The Role of Massively Multi-Task and Weak Supervision in Software 2.0

Authors:
Alexander Ratner, Braden Hancock, Christopher Ré
Abstract

Over the last several years, machine learning models have reached new levels of empirical performance across a broad range of domains. Driven both by accuracy improvements and deployment advantages, many organizations have begun to shift to learningcentered software stacks—a new mode that has been called Software 2.0. This approach holds the promise of radically accelerating the construction, maintenance, and deployment of software systems, and opens up a broad research agenda around changes to hardware, systems, and interaction models. However, these approaches require one critical and often prohibitively expensive ingredient: labeled training data. We outline a vision for a Software 2.0 lifecycle centered around the idea that labeling training data can be the primary interface to Software 2.0 systems. In our envisioned approach, Software 2.0 stacks are programmed using weak supervision—i.e. noisier, programmatically-generated training data—which is specified at various levels of declarative abstraction and precision, and then combined using unsupervised statistical techniques.

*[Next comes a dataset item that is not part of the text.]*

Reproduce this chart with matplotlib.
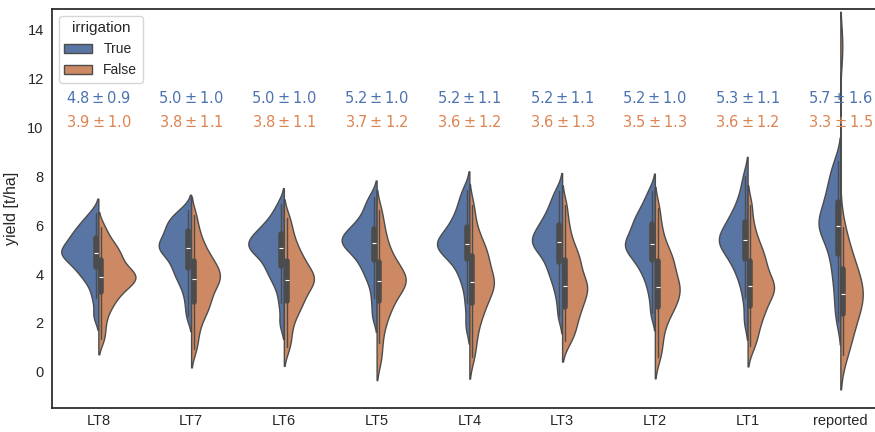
import numpy as np
import pandas as pd
import matplotlib
matplotlib.use('Agg')
import matplotlib.pyplot as plt
import seaborn as sns

## yield samples per lead time (quartiles, whiskers, tails)
categories = ['LT8', 'LT7', 'LT6', 'LT5', 'LT4', 'LT3', 'LT2', 'LT1', 'reported']

irrigated = {
    'LT8': [2.3, 3.0, 3.5, 3.8, 4.0, 4.2, 4.3, 4.45, 4.6, 4.7, 4.8, 4.85, 4.9, 5.0, 5.1, 5.2, 5.35, 5.45, 5.55, 5.7, 5.85, 6.0, 6.2, 6.5],
    'LT7': [2.3, 2.9, 3.4, 3.7, 3.95, 4.15, 4.3, 4.5, 4.7, 4.85, 4.95, 5.05, 5.1, 5.2, 5.3, 5.4, 5.55, 5.7, 5.85, 5.95, 6.1, 6.25, 6.4, 6.6],
    'LT6': [2.0, 2.8, 3.4, 3.75, 4.0, 4.2, 4.35, 4.55, 4.75, 4.9, 5.0, 5.05, 5.1, 5.2, 5.3, 5.4, 5.5, 5.6, 5.7, 5.85, 6.0, 6.2, 6.45, 6.85],
    'LT5': [2.3, 3.0, 3.6, 3.95, 4.2, 4.45, 4.6, 4.8, 4.95, 5.1, 5.2, 5.25, 5.3, 5.4, 5.5, 5.6, 5.7, 5.8, 5.95, 6.1, 6.3, 6.55, 6.85, 7.15],
    'LT4': [1.9, 2.8, 3.5, 3.9, 4.2, 4.5, 4.65, 4.8, 4.95, 5.05, 5.15, 5.2, 5.25, 5.35, 5.45, 5.6, 5.75, 5.9, 6.05, 6.25, 6.5, 6.75, 7.1, 7.45],
    'LT3': [2.3, 3.0, 3.5, 3.85, 4.1, 4.35, 4.55, 4.75, 4.95, 5.1, 5.2, 5.27, 5.32, 5.45, 5.55, 5.7, 5.85, 5.97, 6.1, 6.3, 6.5, 6.75, 7.05, 7.4],
    'LT2': [2.4, 3.1, 3.6, 3.95, 4.2, 4.45, 4.6, 4.75, 4.9, 5.05, 5.15, 5.2, 5.25, 5.4, 5.55, 5.7, 5.85, 6.0, 6.15, 6.3, 6.5, 6.7, 7.0, 7.4],
    'LT1': [2.1, 3.0, 3.6, 3.95, 4.25, 4.5, 4.65, 4.85, 5.0, 5.15, 5.28, 5.34, 5.4, 5.5, 5.65, 5.8, 5.95, 6.1, 6.25, 6.45, 6.7, 7.0, 7.4, 8.0],
    'reported': [2.1, 2.7, 3.3, 3.8, 4.2, 4.6, 4.9, 5.2, 5.45, 5.65, 5.85, 5.95, 6.0, 6.15, 6.3, 6.5, 6.7, 6.9, 7.1, 7.35, 7.6, 7.9, 8.25, 8.6],
}
rainfed = {
    'LT8': [1.35, 1.9, 2.4, 2.7, 2.95, 3.15, 3.3, 3.45, 3.6, 3.7, 3.8, 3.85, 3.9, 4.0, 4.1, 4.2, 4.35, 4.55, 4.7, 4.85, 5.0, 5.2, 5.45, 5.9],
    'LT7': [0.95, 1.5, 2.0, 2.3, 2.55, 2.75, 2.9, 3.1, 3.3, 3.5, 3.65, 3.75, 3.85, 3.95, 4.05, 4.2, 4.35, 4.5, 4.65, 4.85, 5.1, 5.4, 5.8, 6.4],
    'LT6': [1.0, 1.5, 2.0, 2.35, 2.6, 2.8, 2.95, 3.15, 3.35, 3.5, 3.65, 3.72, 3.8, 3.9, 4.0, 4.15, 4.3, 4.5, 4.65, 4.85, 5.1, 5.4, 5.8, 6.3],
    'LT5': [0.5, 1.2, 1.8, 2.2, 2.5, 2.75, 2.95, 3.15, 3.35, 3.5, 3.62, 3.68, 3.75, 3.85, 4.0, 4.15, 4.3, 4.45, 4.65, 4.9, 5.2, 5.55, 6.0, 6.6],
    'LT4': [0.6, 1.2, 1.7, 2.1, 2.4, 2.65, 2.85, 3.05, 3.25, 3.45, 3.58, 3.65, 3.72, 3.9, 4.1, 4.3, 4.5, 4.7, 4.85, 5.05, 5.3, 5.6, 6.1, 6.8],
    'LT3': [1.25, 1.5, 1.8, 2.05, 2.3, 2.55, 2.7, 2.85, 3.05, 3.25, 3.4, 3.48, 3.55, 3.7, 3.9, 4.1, 4.35, 4.55, 4.7, 4.9, 5.2, 5.6, 6.1, 6.8],
    'LT2': [0.6, 1.1, 1.6, 2.0, 2.3, 2.55, 2.7, 2.85, 3.0, 3.2, 3.38, 3.45, 3.52, 3.7, 3.9, 4.1, 4.3, 4.5, 4.65, 4.85, 5.1, 5.5, 6.0, 6.7],
    'LT1': [1.05, 1.4, 1.8, 2.1, 2.35, 2.55, 2.75, 2.95, 3.15, 3.3, 3.42, 3.47, 3.55, 3.7, 3.9, 4.1, 4.3, 4.5, 4.7, 4.9, 5.15, 5.5, 6.0, 6.8],
    'reported': [0.7, 1.0, 1.3, 1.6, 1.9, 2.2, 2.4, 2.6, 2.8, 2.95, 3.1, 3.15, 3.2, 3.35, 3.55, 3.75, 3.95, 4.15, 4.35, 4.6, 4.9, 5.3, 5.9, 13.3],
}

# mean +- std labels as printed on the chart
irr_mean = [4.8, 5.0, 5.0, 5.2, 5.2, 5.2, 5.2, 5.3, 5.7]
irr_std = [0.9, 1.0, 1.0, 1.0, 1.1, 1.1, 1.0, 1.1, 1.6]
rf_mean = [3.9, 3.8, 3.8, 3.7, 3.6, 3.6, 3.5, 3.6, 3.3]
rf_std = [1.0, 1.1, 1.1, 1.2, 1.2, 1.3, 1.3, 1.2, 1.5]


def main():
    rows = []
    for cat in categories:
        for v in irrigated[cat]:
            rows.append((cat, True, v))
        for v in rainfed[cat]:
            rows.append((cat, False, v))
    df = pd.DataFrame(rows, columns=['lead', 'irrigation', 'yield'])

    sns.set_theme(style='white', font='Liberation Sans')
    palette = sns.color_palette('deep')

    fig = plt.figure(figsize=(8.75, 4.32), dpi=100)
    ax = fig.add_axes([0.0594, 0.0556, 0.954, 0.9236])

    sns.violinplot(data=df, x='lead', y='yield', hue='irrigation', hue_order=[True, False],
                   order=categories, split=True, inner='box', bw_adjust=0.6, cut=1.8,
                   linewidth=1.0, inner_kws=dict(box_width=4, whis_width=1),
                   palette=[palette[0], palette[1]], ax=ax)

    for i in range(len(categories)):
        ax.text(i, 11, r'$%.1f \pm %.1f$' % (irr_mean[i], irr_std[i]), color=palette[0],
                ha='center', fontsize=10.5)
        ax.text(i, 10, r'$%.1f \pm %.1f$' % (rf_mean[i], rf_std[i]), color=palette[1],
                ha='center', fontsize=10.5)

    ax.set_ylim(-1.47, 14.82)
    ax.set_xlim(-0.5, len(categories) - 0.5)
    ax.set_xlabel('')
    ax.set_ylabel('yield [t/ha]', fontsize=11.5, labelpad=6)
    ax.tick_params(axis='x', labelsize=10.5, length=0, pad=4)
    ax.tick_params(axis='y', labelsize=10.5, length=0, pad=6)
    ax.legend(title='irrigation', loc='upper left', fontsize=10, title_fontsize=11)

    fig.savefig('out.png', dpi=100)

main()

The codebase for Software 2.0 is also radically different: we envision labels for tens or hundreds of different tasks across an organization combined in a massively multitask central model, leading to amortization of labeling costs and new models of software reuse and development. Finally, we envision Software 2.0 stacks deployed by using collected training labels to supervise commodity model architectures over different servable feature sets. We outline the components of this lifecycle, and provide an interim report on Snorkel, our prototype Software 2.0 system, based on our experiences working on problems ranging from ad fraud to medical diagnostics with some of the world’s largest organizations.